What you are asked to do -
Write out every entry precisely as given, leaving the pictures out.
# Data for this task start
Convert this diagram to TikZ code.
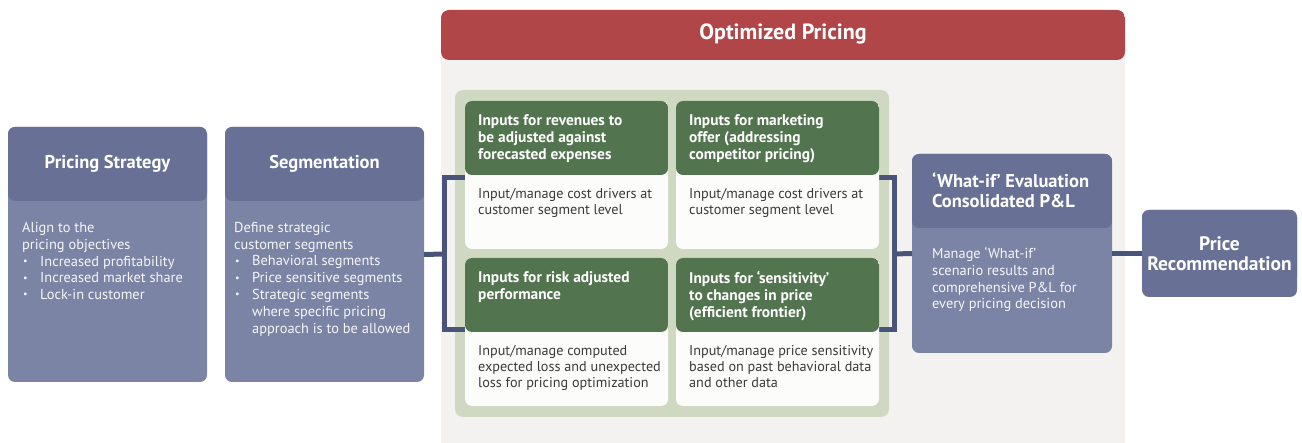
\documentclass[tikz,border=0pt]{standalone}
\usepackage{fontspec}
\setmainfont{PT Sans}
\usetikzlibrary{positioning}

\definecolor{slatehead}{HTML}{687195}
\definecolor{slatebody}{HTML}{7C84A6}
\definecolor{linkblue}{HTML}{4A547A}
\definecolor{optred}{HTML}{B04648}
\definecolor{panelgray}{HTML}{F4F2F0}
\definecolor{greenlight}{HTML}{CFD8C0}
\definecolor{greendark}{HTML}{52744E}
\definecolor{cardwhite}{HTML}{FCFCFB}
\definecolor{cardtext}{HTML}{3A3A3A}

\newcommand{\bul}{\makebox[18pt][l]{\hspace{1pt}\raisebox{0.12em}{\scalebox{0.7}{\textbullet}}}}
\newcommand{\bulind}{\hspace*{18pt}}

\begin{document}
\begin{tikzpicture}[x=1pt, y=-1pt,
        box/.style = {rounded corners=7pt, inner sep=0pt, outer sep=0pt, fill=#1,
            path picture={\fill[slatehead] (path picture bounding box.north west)
                rectangle ([yshift=-74pt]path picture bounding box.north east);}},
        box/.default = slatebody,
        card/.style = {rounded corners=7pt, inner sep=0pt, outer sep=0pt, fill=cardwhite,
            minimum width=203pt, minimum height=148pt,
            path picture={\fill[greendark] (path picture bounding box.north west)
                rectangle ([yshift=-74pt]path picture bounding box.north east);}},
        title/.style = {text=white, font=\fontsize{18.5}{19.5}\selectfont\bfseries, align=left, inner sep=0pt},
        body/.style = {text=white!93!slatebody, font=\fontsize{14.4}{16.8}\selectfont, align=left, inner sep=0pt, anchor=north west},
        cardhead/.style = {text=white, font=\fontsize{15.4}{17}\selectfont\bfseries, align=left, inner sep=0pt, anchor=north west},
        cardbody/.style = {text=cardtext, font=\fontsize{14.2}{16.2}\selectfont, align=left, inner sep=0pt, anchor=north west},
        link/.style = {linkblue, line width=5pt}
    ]
    \useasboundingbox (0,0) rectangle (1302,443);

    % left side
    \node[box, minimum width=199pt, minimum height=255pt] (strat) at (107.5,254.5) {};
    \node[box, minimum width=199pt, minimum height=255pt, right=18pt of strat] (seg) {};
    \node[title] at ([yshift=-36.5pt]strat.north) {Pricing Strategy};
    \node[title] at ([yshift=-36.5pt]seg.north) {Segmentation};
    \node[body] at ([xshift=14pt, yshift=-95pt]strat.north west)
        {Align to the\\pricing objectives\\\bul Increased profitability\\\bul Increased market share\\\bul Lock-in customer};
    \node[body] at ([xshift=9pt, yshift=-95pt]seg.north west)
        {Define strategic\\customer segments\\\bul Behavioral segments\\\bul Price sensitive segments\\\bul Strategic segments\\\bulind where specific pricing\\\bulind approach is to be allowed};

    % optimized pricing panel
    \node[rounded corners=8pt, inner sep=0pt, outer sep=0pt, fill=panelgray,
        minimum width=684pt, minimum height=442pt,
        path picture={\fill[optred] (path picture bounding box.north west)
            rectangle ([yshift=-50pt]path picture bounding box.north east);}]
        (opt) at (783,231) {};
    \node[title, font=\fontsize{22}{24}\selectfont\bfseries] at ([yshift=-24pt]opt.north) {Optimized Pricing};
    \node[rounded corners=8pt, fill=greenlight, inner sep=0pt, minimum width=434pt, minimum height=327pt]
        (inputs) at (672,253.5) {};

    % brackets
    \coordinate (brl) at (444,254);
    \coordinate (brlt) at (444,178);
    \coordinate (brlb) at (444,330);
    \coordinate (brr) at (894,254);
    \coordinate (brrt) at (894,178);
    \coordinate (brrb) at (894,330);
    \draw[link] (seg.east) -- (brl);
    \draw[link] (600,178) -- (brlt) -- (brlb) -- (600,330);
    \draw[link] (740,178) -- (brrt) -- (brrb) -- (740,330);

    % input cards
    \node[card] (revenue) at (566.5,175) {};
    \node[card, right=8pt of revenue] (offer) {};
    \node[card, below=9pt of revenue] (risk) {};
    \node[card, right=8pt of risk] (sens) {};
    \node[cardhead] at ([xshift=13pt, yshift=-13pt]revenue.north west)
        {Inputs for revenues to\\be adjusted against\\forecasted expenses};
    \node[cardhead] at ([xshift=13pt, yshift=-13pt]offer.north west)
        {Inputs for marketing\\offer (addressing\\competitor pricing)};
    \node[cardhead] at ([xshift=13pt, yshift=-13pt]risk.north west)
        {Inputs for risk adjusted\\performance};
    \node[cardhead] at ([xshift=13pt, yshift=-13pt]sens.north west)
        {Inputs for ‘sensitivity’\\to changes in price\\(efficient frontier)};
    \node[cardbody] at ([xshift=13pt, yshift=-87pt]revenue.north west)
        {Input/manage cost drivers at\\customer segment level};
    \node[cardbody] at ([xshift=13pt, yshift=-87pt]offer.north west)
        {Input/manage cost drivers at\\customer segment level};
    \node[cardbody] at ([xshift=13pt, yshift=-87pt]risk.north west)
        {Input/manage computed\\expected loss and unexpected\\loss for pricing optimization};
    \node[cardbody] at ([xshift=13pt, yshift=-87pt]sens.north west)
        {Input/manage price sensitivity\\based on past behavioral data\\and other data};

    % right side
    \node[box, minimum width=200pt, minimum height=199pt] (whatif) at (1012,253.5) {};
    \node[title, anchor=west] at ([xshift=20pt, yshift=-36pt]whatif.north west)
        {‘What-if’ Evaluation\\Consolidated P\&L};
    \node[body] at ([xshift=20pt, yshift=-93pt]whatif.north west)
        {Manage ‘What-if’\\scenario results and\\comprehensive P\&L for\\every pricing decision};
    \node[box=slatehead, minimum width=155pt, minimum height=87pt, right=30pt of whatif,
        text=white, font=\fontsize{19.5}{20}\selectfont\bfseries, align=center] (price)
        {Price\\Recommendation};

    \draw[link] (brr) -- (whatif.west);
    \draw[link] (whatif.east) -- (price.west);
\end{tikzpicture}
\end{document}
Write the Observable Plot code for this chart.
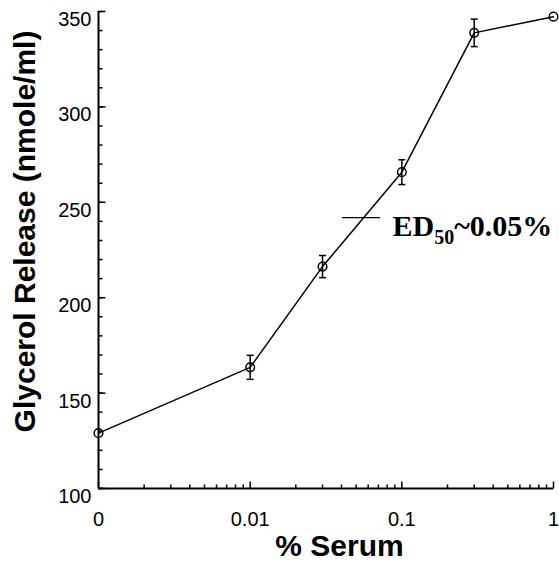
# Data for this task end
Response below -
Convert this diagram to TikZ code.
\documentclass[tikz,border=0pt]{standalone}
\usepackage{fontspec}
\setmainfont{PT Sans}
\usetikzlibrary{positioning}

\definecolor{slatehead}{HTML}{687195}
\definecolor{slatebody}{HTML}{7C84A6}
\definecolor{linkblue}{HTML}{4A547A}
\definecolor{optred}{HTML}{B04648}
\definecolor{panelgray}{HTML}{F4F2F0}
\definecolor{greenlight}{HTML}{CFD8C0}
\definecolor{greendark}{HTML}{52744E}
\definecolor{cardwhite}{HTML}{FCFCFB}
\definecolor{cardtext}{HTML}{3A3A3A}

\newcommand{\bul}{\makebox[18pt][l]{\hspace{1pt}\raisebox{0.12em}{\scalebox{0.7}{\textbullet}}}}
\newcommand{\bulind}{\hspace*{18pt}}

\begin{document}
\begin{tikzpicture}[x=1pt, y=-1pt,
        box/.style = {rounded corners=7pt, inner sep=0pt, outer sep=0pt, fill=#1,
            path picture={\fill[slatehead] (path picture bounding box.north west)
                rectangle ([yshift=-74pt]path picture bounding box.north east);}},
        box/.default = slatebody,
        card/.style = {rounded corners=7pt, inner sep=0pt, outer sep=0pt, fill=cardwhite,
            minimum width=203pt, minimum height=148pt,
            path picture={\fill[greendark] (path picture bounding box.north west)
                rectangle ([yshift=-74pt]path picture bounding box.north east);}},
        title/.style = {text=white, font=\fontsize{18.5}{19.5}\selectfont\bfseries, align=left, inner sep=0pt},
        body/.style = {text=white!93!slatebody, font=\fontsize{14.4}{16.8}\selectfont, align=left, inner sep=0pt, anchor=north west},
        cardhead/.style = {text=white, font=\fontsize{15.4}{17}\selectfont\bfseries, align=left, inner sep=0pt, anchor=north west},
        cardbody/.style = {text=cardtext, font=\fontsize{14.2}{16.2}\selectfont, align=left, inner sep=0pt, anchor=north west},
        link/.style = {linkblue, line width=5pt}
    ]
    \useasboundingbox (0,0) rectangle (1302,443);

    % left side
    \node[box, minimum width=199pt, minimum height=255pt] (strat) at (107.5,254.5) {};
    \node[box, minimum width=199pt, minimum height=255pt, right=18pt of strat] (seg) {};
    \node[title] at ([yshift=-36.5pt]strat.north) {Pricing Strategy};
    \node[title] at ([yshift=-36.5pt]seg.north) {Segmentation};
    \node[body] at ([xshift=14pt, yshift=-95pt]strat.north west)
        {Align to the\\pricing objectives\\\bul Increased profitability\\\bul Increased market share\\\bul Lock-in customer};
    \node[body] at ([xshift=9pt, yshift=-95pt]seg.north west)
        {Define strategic\\customer segments\\\bul Behavioral segments\\\bul Price sensitive segments\\\bul Strategic segments\\\bulind where specific pricing\\\bulind approach is to be allowed};

    % optimized pricing panel
    \node[rounded corners=8pt, inner sep=0pt, outer sep=0pt, fill=panelgray,
        minimum width=684pt, minimum height=442pt,
        path picture={\fill[optred] (path picture bounding box.north west)
            rectangle ([yshift=-50pt]path picture bounding box.north east);}]
        (opt) at (783,231) {};
    \node[title, font=\fontsize{22}{24}\selectfont\bfseries] at ([yshift=-24pt]opt.north) {Optimized Pricing};
    \node[rounded corners=8pt, fill=greenlight, inner sep=0pt, minimum width=434pt, minimum height=327pt]
        (inputs) at (672,253.5) {};

    % brackets
    \coordinate (brl) at (444,254);
    \coordinate (brlt) at (444,178);
    \coordinate (brlb) at (444,330);
    \coordinate (brr) at (894,254);
    \coordinate (brrt) at (894,178);
    \coordinate (brrb) at (894,330);
    \draw[link] (seg.east) -- (brl);
    \draw[link] (600,178) -- (brlt) -- (brlb) -- (600,330);
    \draw[link] (740,178) -- (brrt) -- (brrb) -- (740,330);

    % input cards
    \node[card] (revenue) at (566.5,175) {};
    \node[card, right=8pt of revenue] (offer) {};
    \node[card, below=9pt of revenue] (risk) {};
    \node[card, right=8pt of risk] (sens) {};
    \node[cardhead] at ([xshift=13pt, yshift=-13pt]revenue.north west)
        {Inputs for revenues to\\be adjusted against\\forecasted expenses};
    \node[cardhead] at ([xshift=13pt, yshift=-13pt]offer.north west)
        {Inputs for marketing\\offer (addressing\\competitor pricing)};
    \node[cardhead] at ([xshift=13pt, yshift=-13pt]risk.north west)
        {Inputs for risk adjusted\\performance};
    \node[cardhead] at ([xshift=13pt, yshift=-13pt]sens.north west)
        {Inputs for ‘sensitivity’\\to changes in price\\(efficient frontier)};
    \node[cardbody] at ([xshift=13pt, yshift=-87pt]revenue.north west)
        {Input/manage cost drivers at\\customer segment level};
    \node[cardbody] at ([xshift=13pt, yshift=-87pt]offer.north west)
        {Input/manage cost drivers at\\customer segment level};
    \node[cardbody] at ([xshift=13pt, yshift=-87pt]risk.north west)
        {Input/manage computed\\expected loss and unexpected\\loss for pricing optimization};
    \node[cardbody] at ([xshift=13pt, yshift=-87pt]sens.north west)
        {Input/manage price sensitivity\\based on past behavioral data\\and other data};

    % right side
    \node[box, minimum width=200pt, minimum height=199pt] (whatif) at (1012,253.5) {};
    \node[title, anchor=west] at ([xshift=20pt, yshift=-36pt]whatif.north west)
        {‘What-if’ Evaluation\\Consolidated P\&L};
    \node[body] at ([xshift=20pt, yshift=-93pt]whatif.north west)
        {Manage ‘What-if’\\scenario results and\\comprehensive P\&L for\\every pricing decision};
    \node[box=slatehead, minimum width=155pt, minimum height=87pt, right=30pt of whatif,
        text=white, font=\fontsize{19.5}{20}\selectfont\bfseries, align=center] (price)
        {Price\\Recommendation};

    \draw[link] (brr) -- (whatif.west);
    \draw[link] (whatif.east) -- (price.west);
\end{tikzpicture}
\end{document}
Write the Observable Plot code for this chart.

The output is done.